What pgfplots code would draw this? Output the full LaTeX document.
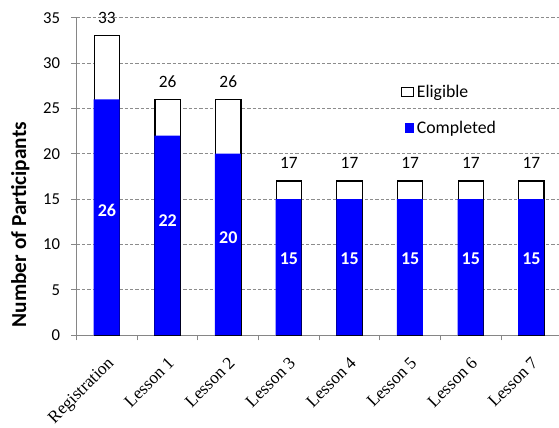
\documentclass[border=0pt]{standalone}
\usepackage{pgfplots}
\pgfplotsset{compat=1.18}
\usepackage{fontspec}
\setmainfont{Carlito}
\newfontfamily\tnr{Liberation Serif}
\definecolor{axgray}{HTML}{868686}
\definecolor{gridgray}{HTML}{8C8C8C}
\definecolor{barblue}{HTML}{0000FF}
\begin{document}
\begin{tikzpicture}
\begin{axis}[
  scale only axis,
  width=363.75pt, height=238pt,
  xmin=-0.5, xmax=7.5, ymin=0, ymax=35,
  ytick={0,5,...,35},
  xtick={-0.5,0.5,...,7.5},
  xticklabels={Registration,Lesson 1,Lesson 2,Lesson 3,Lesson 4,Lesson 5,Lesson 6,Lesson 7},
  x tick label as interval,
  axis x line*=bottom, axis y line*=left,
  axis line style={axgray, line width=0.8pt, -},
  tick style={axgray, line width=0.8pt},
  tick align=outside,
  major tick length=4pt,
  ymajorgrids,
  grid style={gridgray, dash pattern=on 2.5pt off 1.5pt, line width=0.6pt},
  /pgf/number format/assume math mode=true,
  yticklabel style={font=\fontsize{12.5}{14}\selectfont, xshift=-4.9pt},
  xticklabel style={font=\tnr\fontsize{13}{15}\selectfont, xshift=-0.5pt, yshift=-10pt, rotate=45, anchor=north east, inner sep=1pt},
  ylabel={\bfseries Number of Participants},
  ylabel style={at={(axis description cs:-0.116,0.348)}, anchor=center, font=\fontsize{16}{18}\selectfont},
  legend style={at={(axis description cs:0.669,0.798)}, anchor=north west, draw=none, fill=none,
    font=\fontsize{13.3}{15}\selectfont, row sep=12.5pt, inner sep=0pt, nodes={inner sep=2pt}},
  legend cell align=left,
]
\addplot[ybar, bar width=19pt, bar shift=0pt, draw=black, fill=white, line width=0.9pt,
  nodes near coords,
  every node near coord/.append style={font=\fontsize{13}{15}\selectfont, text=black, anchor=center, yshift=13.3pt},
  legend image code/.code={\draw[draw=black, fill=white, line width=0.6pt] (0pt,-3.7pt) rectangle (9pt,3.7pt);}]
  coordinates {(0,33) (1,26) (2,26) (3,17) (4,17) (5,17) (6,17) (7,17)};
\addlegendentry{Eligible}
\addplot[ybar, bar width=19.4pt, bar shift=-0.25pt, draw=none, fill=barblue,
  legend image code/.code={\fill[barblue] (2pt,-3.7pt) rectangle (9pt,3.7pt);}]
  coordinates {(0,26) (1,22) (2,20) (3,15) (4,15) (5,15) (6,15) (7,15)};
\addlegendentry{Completed}
\addplot[draw=none, forget plot, nodes near coords, point meta=explicit symbolic,
  every node near coord/.append style={font=\bfseries\fontsize{13.5}{15}\selectfont, text=white, anchor=center}]
  coordinates {(0,13.7)[26] (1,12.6)[22] (2,10.8)[20] (3,8.4)[15] (4,8.4)[15] (5,8.4)[15] (6,8.4)[15] (7,8.4)[15]};
\end{axis}
\pgfresetboundingbox
\path[use as bounding box] ([xshift=-57.5pt,yshift=-69pt]current axis.south west) rectangle ([xshift=-2.05pt,yshift=13.3pt]current axis.north east);
\end{tikzpicture}
\end{document}
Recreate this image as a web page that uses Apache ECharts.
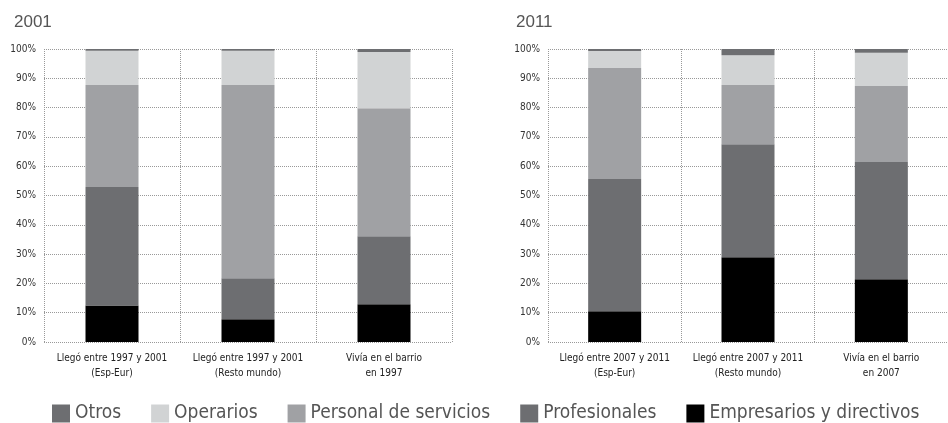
_ _ _
• _The request_: Repeat the listing in full and exactly. Do not include any images.

• _Answer to this problem_:
What pgfplots code would draw this? Output the full LaTeX document.
\documentclass[border=0pt]{standalone}
\usepackage{pgfplots}
\pgfplotsset{compat=1.18}
\usepackage{fontspec}
\setmainfont{Carlito}
\newfontfamily\tnr{Liberation Serif}
\definecolor{axgray}{HTML}{868686}
\definecolor{gridgray}{HTML}{8C8C8C}
\definecolor{barblue}{HTML}{0000FF}
\begin{document}
\begin{tikzpicture}
\begin{axis}[
  scale only axis,
  width=363.75pt, height=238pt,
  xmin=-0.5, xmax=7.5, ymin=0, ymax=35,
  ytick={0,5,...,35},
  xtick={-0.5,0.5,...,7.5},
  xticklabels={Registration,Lesson 1,Lesson 2,Lesson 3,Lesson 4,Lesson 5,Lesson 6,Lesson 7},
  x tick label as interval,
  axis x line*=bottom, axis y line*=left,
  axis line style={axgray, line width=0.8pt, -},
  tick style={axgray, line width=0.8pt},
  tick align=outside,
  major tick length=4pt,
  ymajorgrids,
  grid style={gridgray, dash pattern=on 2.5pt off 1.5pt, line width=0.6pt},
  /pgf/number format/assume math mode=true,
  yticklabel style={font=\fontsize{12.5}{14}\selectfont, xshift=-4.9pt},
  xticklabel style={font=\tnr\fontsize{13}{15}\selectfont, xshift=-0.5pt, yshift=-10pt, rotate=45, anchor=north east, inner sep=1pt},
  ylabel={\bfseries Number of Participants},
  ylabel style={at={(axis description cs:-0.116,0.348)}, anchor=center, font=\fontsize{16}{18}\selectfont},
  legend style={at={(axis description cs:0.669,0.798)}, anchor=north west, draw=none, fill=none,
    font=\fontsize{13.3}{15}\selectfont, row sep=12.5pt, inner sep=0pt, nodes={inner sep=2pt}},
  legend cell align=left,
]
\addplot[ybar, bar width=19pt, bar shift=0pt, draw=black, fill=white, line width=0.9pt,
  nodes near coords,
  every node near coord/.append style={font=\fontsize{13}{15}\selectfont, text=black, anchor=center, yshift=13.3pt},
  legend image code/.code={\draw[draw=black, fill=white, line width=0.6pt] (0pt,-3.7pt) rectangle (9pt,3.7pt);}]
  coordinates {(0,33) (1,26) (2,26) (3,17) (4,17) (5,17) (6,17) (7,17)};
\addlegendentry{Eligible}
\addplot[ybar, bar width=19.4pt, bar shift=-0.25pt, draw=none, fill=barblue,
  legend image code/.code={\fill[barblue] (2pt,-3.7pt) rectangle (9pt,3.7pt);}]
  coordinates {(0,26) (1,22) (2,20) (3,15) (4,15) (5,15) (6,15) (7,15)};
\addlegendentry{Completed}
\addplot[draw=none, forget plot, nodes near coords, point meta=explicit symbolic,
  every node near coord/.append style={font=\bfseries\fontsize{13.5}{15}\selectfont, text=white, anchor=center}]
  coordinates {(0,13.7)[26] (1,12.6)[22] (2,10.8)[20] (3,8.4)[15] (4,8.4)[15] (5,8.4)[15] (6,8.4)[15] (7,8.4)[15]};
\end{axis}
\pgfresetboundingbox
\path[use as bounding box] ([xshift=-57.5pt,yshift=-69pt]current axis.south west) rectangle ([xshift=-2.05pt,yshift=13.3pt]current axis.north east);
\end{tikzpicture}
\end{document}
Recreate this image as a web page that uses Apache ECharts.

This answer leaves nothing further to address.